Microsoft Unleashes Office Communications Server

Microsoft Unleashes Office Communications Server

By Greg McNevin

October 18, 2007: In a major announcement, and one that will no doubt put it into an interesting showdown with the likes of Cisco, Microsoft has come out and finally launched its Office Communications Server, making a strong play for a large chunk of business telephony.

Released on Tuesday in San Francisco by company chairman Bill Gates, the new bit of kit is aimed at unifying email, instant messaging, voice mail and telephony, and helping to reduce the cost of the average corporate voice over Internet protocol (VoIP) system by half.

Office Communications Server 2007, which is itself a significant expansion of the company’s Live Communications Server, is the largest part of Microsoft’s new communications push, bringing together VoIP, video, instant messaging, conferencing and presence and delivering them within applications such as Microsoft Office and future incarnations of Microsoft Dynamics.

Along with Office Communications Server, the company has released Office Communicator, client-side software for phone, instant messaging and video communications that the Microsoft claims will work across the PC, mobile phone and Web browser.

To cap off the release party Microsoft also unveiled an update to its Live Meeting videoconferencing software, a new RoundTable videoconferencing device with a 360-degree camera and recording abilities, and a service pack for Exchange Server 2007.

During his release keynote, Gates likened office telephony to the computer industry before the personal computer came along, saying that the market is “its own world, untouched by the power of software.”

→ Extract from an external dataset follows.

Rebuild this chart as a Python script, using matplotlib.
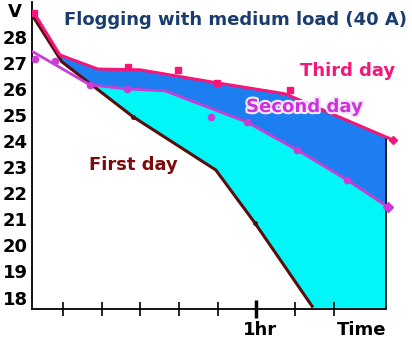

“In the next decade, sweeping technology innovations driven by the power of software will transform communications,” he said.

Both Gates and Jeff Raikes, president of the Microsoft Business Division, believe that the future lies in marrying telephony with software and office applications.

“Unified communications software will transform business communications as fundamentally as e-mail did in the 1990s,” said Jeff Raikes. “Today, Microsoft is in the VoIP game, and our customers and partners are already winning with better economics and new business opportunities.”

They sound like fighting words, and while Microsoft is no lightweight, as it squaring up to lions like Cisco in their own territory it could be in for quite a battle.